WORK TO BE COMPLETED: Transcribe each line of the material as it is, and drop any picture.

┏━━

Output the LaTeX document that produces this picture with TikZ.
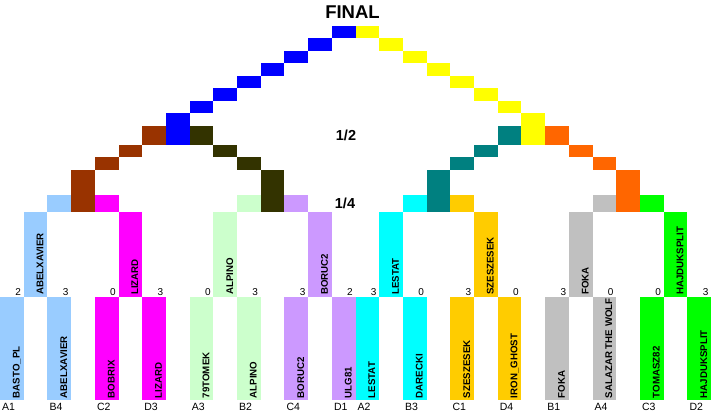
\documentclass[tikz,border=0pt]{standalone}
\usepackage{fontspec}
\setmainfont{Liberation Sans}
\definecolor{LB}{HTML}{99CCFF}
\definecolor{MG}{HTML}{FF00FF}
\definecolor{BR}{HTML}{993300}
\definecolor{BL}{HTML}{0000FF}
\definecolor{DK}{HTML}{333300}
\definecolor{LG}{HTML}{CCFFCC}
\definecolor{LV}{HTML}{CC99FF}
\definecolor{CY}{HTML}{00FFFF}
\definecolor{TL}{HTML}{008080}
\definecolor{GD}{HTML}{FFCC00}
\definecolor{YL}{HTML}{FFFF00}
\definecolor{OR}{HTML}{FF6600}
\definecolor{GR}{HTML}{C0C0C0}
\definecolor{GN}{HTML}{00FF00}
\def\cw{23.7}
\newcommand{\bx}[4]{\fill[#1] ({#2*\cw},#3) rectangle ({(#2+1)*\cw},#4);}
\begin{document}
\begin{tikzpicture}[x=1pt,y=-1pt,
  namelbl/.style={rotate=90,anchor=base west,inner sep=0pt,font=\bfseries\fontsize{9.7}{11}\selectfont},
  scorelbl/.style={anchor=base east,inner sep=0pt,font=\fontsize{10}{12}\selectfont},
  seedlbl/.style={anchor=base west,inner sep=0pt,font=\fontsize{10.5}{12}\selectfont},
  roundlbl/.style={anchor=base,inner sep=0pt,font=\bfseries\fontsize{14.5}{16}\selectfont}]
\useasboundingbox[fill=white] (0,0) rectangle (711,411);
% left half
\bx{LB}{0}{297}{400}
\bx{LB}{1}{212}{297}
\bx{LB}{2}{297}{400}
\bx{LB}{2}{195}{212}
\bx{MG}{4}{297}{400}
\bx{MG}{4}{195}{212}
\bx{MG}{5}{212}{297}
\bx{MG}{6}{297}{400}
\bx{BR}{3}{170}{212}
\bx{BR}{4}{157.5}{170}
\bx{BR}{5}{145}{157.5}
\bx{BR}{6}{126}{145}
\bx{BL}{7}{113.5}{145}
\bx{BL}{8}{101}{113.5}
\bx{BL}{9}{88.5}{101}
\bx{BL}{10}{76}{88.5}
\bx{BL}{11}{63.5}{76}
\bx{BL}{12}{51}{63.5}
\bx{BL}{13}{38.5}{51}
\bx{BL}{14}{26}{38.5}
\bx{DK}{8}{126}{145}
\bx{DK}{9}{145}{157.5}
\bx{DK}{10}{157.5}{170}
\bx{DK}{11}{170}{212}
\bx{LG}{8}{297}{400}
\bx{LG}{9}{212}{297}
\bx{LG}{10}{297}{400}
\bx{LG}{10}{195}{212}
\bx{LV}{12}{297}{400}
\bx{LV}{12}{195}{212}
\bx{LV}{13}{212}{297}
\bx{LV}{14}{297}{400}
% right half
\bx{CY}{15}{297}{400}
\bx{CY}{16}{212}{297}
\bx{CY}{17}{297}{400}
\bx{CY}{17}{195}{212}
\bx{TL}{18}{170}{212}
\bx{TL}{19}{157.5}{170}
\bx{TL}{20}{145}{157.5}
\bx{TL}{21}{126}{145}
\bx{GD}{19}{297}{400}
\bx{GD}{19}{195}{212}
\bx{GD}{20}{212}{297}
\bx{GD}{21}{297}{400}
\bx{YL}{22}{113.5}{145}
\bx{YL}{21}{101}{113.5}
\bx{YL}{20}{88.5}{101}
\bx{YL}{19}{76}{88.5}
\bx{YL}{18}{63.5}{76}
\bx{YL}{17}{51}{63.5}
\bx{YL}{16}{38.5}{51}
\bx{YL}{15}{26}{38.5}
\bx{OR}{23}{126}{145}
\bx{OR}{24}{145}{157.5}
\bx{OR}{25}{157.5}{170}
\bx{OR}{26}{170}{212}
\bx{GR}{23}{297}{400}
\bx{GR}{24}{212}{297}
\bx{GR}{25}{297}{400}
\bx{GR}{25}{195}{212}
\bx{GN}{27}{297}{400}
\bx{GN}{27}{195}{212}
\bx{GN}{28}{212}{297}
\bx{GN}{29}{297}{400}
% round labels
\node[roundlbl,font=\bfseries\fontsize{18.5}{20}\selectfont] (final) at (352.5,19) {FINAL};
\node[roundlbl] (half) at (346,141) {1/2};
\node[roundlbl] (quarter) at (345,209) {1/4};
% first-round players
\foreach \c/\nm/\sc/\sd [count=\i] in {0/BASTO\_PL/2/A1, 2/ABELXAVIER/3/B4, 4/BOBRIX/0/C2, 6/LIZARD/3/D3,
  8/79TOMEK/0/A3, 10/ALPINO/3/B2, 12/BORUC2/3/C4, 14/ULG81/2/D1,
  15/LESTAT/3/A2, 17/DARECKI/0/B3, 19/SZESZESEK/3/C1, 21/IRON\_GHOST/0/D4,
  23/FOKA/3/B1, 25/SALAZAR THE WOLF/0/A4, 27/TOMASZ82/0/C3, 29/HAJDUKSPLIT/3/D2}{
  \node[namelbl] (p\i) at ({(\c+1)*\cw-4},398.3) {\nm};
  \node[scorelbl] (s\i) at ({(\c+1)*\cw-2.5},295) {\sc};
  \node[seedlbl] (d\i) at ({\c*\cw+2},410) {\sd};
}
% quarter-final players
\foreach \c/\nm [count=\i] in {1/ABELXAVIER, 5/LIZARD, 9/ALPINO, 13/BORUC2,
  16/LESTAT, 20/SZESZESEK, 24/FOKA, 28/HAJDUKSPLIT}{
  \node[namelbl] (q\i) at ({(\c+1)*\cw-4},295) {\nm};
}
\end{tikzpicture}
\end{document}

┗━━

FULL OUTPUT:
Output the LaTeX document that produces this picture with TikZ.
\documentclass[tikz,border=0pt]{standalone}
\usepackage{fontspec}
\setmainfont{Liberation Sans}
\definecolor{LB}{HTML}{99CCFF}
\definecolor{MG}{HTML}{FF00FF}
\definecolor{BR}{HTML}{993300}
\definecolor{BL}{HTML}{0000FF}
\definecolor{DK}{HTML}{333300}
\definecolor{LG}{HTML}{CCFFCC}
\definecolor{LV}{HTML}{CC99FF}
\definecolor{CY}{HTML}{00FFFF}
\definecolor{TL}{HTML}{008080}
\definecolor{GD}{HTML}{FFCC00}
\definecolor{YL}{HTML}{FFFF00}
\definecolor{OR}{HTML}{FF6600}
\definecolor{GR}{HTML}{C0C0C0}
\definecolor{GN}{HTML}{00FF00}
\def\cw{23.7}
\newcommand{\bx}[4]{\fill[#1] ({#2*\cw},#3) rectangle ({(#2+1)*\cw},#4);}
\begin{document}
\begin{tikzpicture}[x=1pt,y=-1pt,
  namelbl/.style={rotate=90,anchor=base west,inner sep=0pt,font=\bfseries\fontsize{9.7}{11}\selectfont},
  scorelbl/.style={anchor=base east,inner sep=0pt,font=\fontsize{10}{12}\selectfont},
  seedlbl/.style={anchor=base west,inner sep=0pt,font=\fontsize{10.5}{12}\selectfont},
  roundlbl/.style={anchor=base,inner sep=0pt,font=\bfseries\fontsize{14.5}{16}\selectfont}]
\useasboundingbox[fill=white] (0,0) rectangle (711,411);
% left half
\bx{LB}{0}{297}{400}
\bx{LB}{1}{212}{297}
\bx{LB}{2}{297}{400}
\bx{LB}{2}{195}{212}
\bx{MG}{4}{297}{400}
\bx{MG}{4}{195}{212}
\bx{MG}{5}{212}{297}
\bx{MG}{6}{297}{400}
\bx{BR}{3}{170}{212}
\bx{BR}{4}{157.5}{170}
\bx{BR}{5}{145}{157.5}
\bx{BR}{6}{126}{145}
\bx{BL}{7}{113.5}{145}
\bx{BL}{8}{101}{113.5}
\bx{BL}{9}{88.5}{101}
\bx{BL}{10}{76}{88.5}
\bx{BL}{11}{63.5}{76}
\bx{BL}{12}{51}{63.5}
\bx{BL}{13}{38.5}{51}
\bx{BL}{14}{26}{38.5}
\bx{DK}{8}{126}{145}
\bx{DK}{9}{145}{157.5}
\bx{DK}{10}{157.5}{170}
\bx{DK}{11}{170}{212}
\bx{LG}{8}{297}{400}
\bx{LG}{9}{212}{297}
\bx{LG}{10}{297}{400}
\bx{LG}{10}{195}{212}
\bx{LV}{12}{297}{400}
\bx{LV}{12}{195}{212}
\bx{LV}{13}{212}{297}
\bx{LV}{14}{297}{400}
% right half
\bx{CY}{15}{297}{400}
\bx{CY}{16}{212}{297}
\bx{CY}{17}{297}{400}
\bx{CY}{17}{195}{212}
\bx{TL}{18}{170}{212}
\bx{TL}{19}{157.5}{170}
\bx{TL}{20}{145}{157.5}
\bx{TL}{21}{126}{145}
\bx{GD}{19}{297}{400}
\bx{GD}{19}{195}{212}
\bx{GD}{20}{212}{297}
\bx{GD}{21}{297}{400}
\bx{YL}{22}{113.5}{145}
\bx{YL}{21}{101}{113.5}
\bx{YL}{20}{88.5}{101}
\bx{YL}{19}{76}{88.5}
\bx{YL}{18}{63.5}{76}
\bx{YL}{17}{51}{63.5}
\bx{YL}{16}{38.5}{51}
\bx{YL}{15}{26}{38.5}
\bx{OR}{23}{126}{145}
\bx{OR}{24}{145}{157.5}
\bx{OR}{25}{157.5}{170}
\bx{OR}{26}{170}{212}
\bx{GR}{23}{297}{400}
\bx{GR}{24}{212}{297}
\bx{GR}{25}{297}{400}
\bx{GR}{25}{195}{212}
\bx{GN}{27}{297}{400}
\bx{GN}{27}{195}{212}
\bx{GN}{28}{212}{297}
\bx{GN}{29}{297}{400}
% round labels
\node[roundlbl,font=\bfseries\fontsize{18.5}{20}\selectfont] (final) at (352.5,19) {FINAL};
\node[roundlbl] (half) at (346,141) {1/2};
\node[roundlbl] (quarter) at (345,209) {1/4};
% first-round players
\foreach \c/\nm/\sc/\sd [count=\i] in {0/BASTO\_PL/2/A1, 2/ABELXAVIER/3/B4, 4/BOBRIX/0/C2, 6/LIZARD/3/D3,
  8/79TOMEK/0/A3, 10/ALPINO/3/B2, 12/BORUC2/3/C4, 14/ULG81/2/D1,
  15/LESTAT/3/A2, 17/DARECKI/0/B3, 19/SZESZESEK/3/C1, 21/IRON\_GHOST/0/D4,
  23/FOKA/3/B1, 25/SALAZAR THE WOLF/0/A4, 27/TOMASZ82/0/C3, 29/HAJDUKSPLIT/3/D2}{
  \node[namelbl] (p\i) at ({(\c+1)*\cw-4},398.3) {\nm};
  \node[scorelbl] (s\i) at ({(\c+1)*\cw-2.5},295) {\sc};
  \node[seedlbl] (d\i) at ({\c*\cw+2},410) {\sd};
}
% quarter-final players
\foreach \c/\nm [count=\i] in {1/ABELXAVIER, 5/LIZARD, 9/ALPINO, 13/BORUC2,
  16/LESTAT, 20/SZESZESEK, 24/FOKA, 28/HAJDUKSPLIT}{
  \node[namelbl] (q\i) at ({(\c+1)*\cw-4},295) {\nm};
}
\end{tikzpicture}
\end{document}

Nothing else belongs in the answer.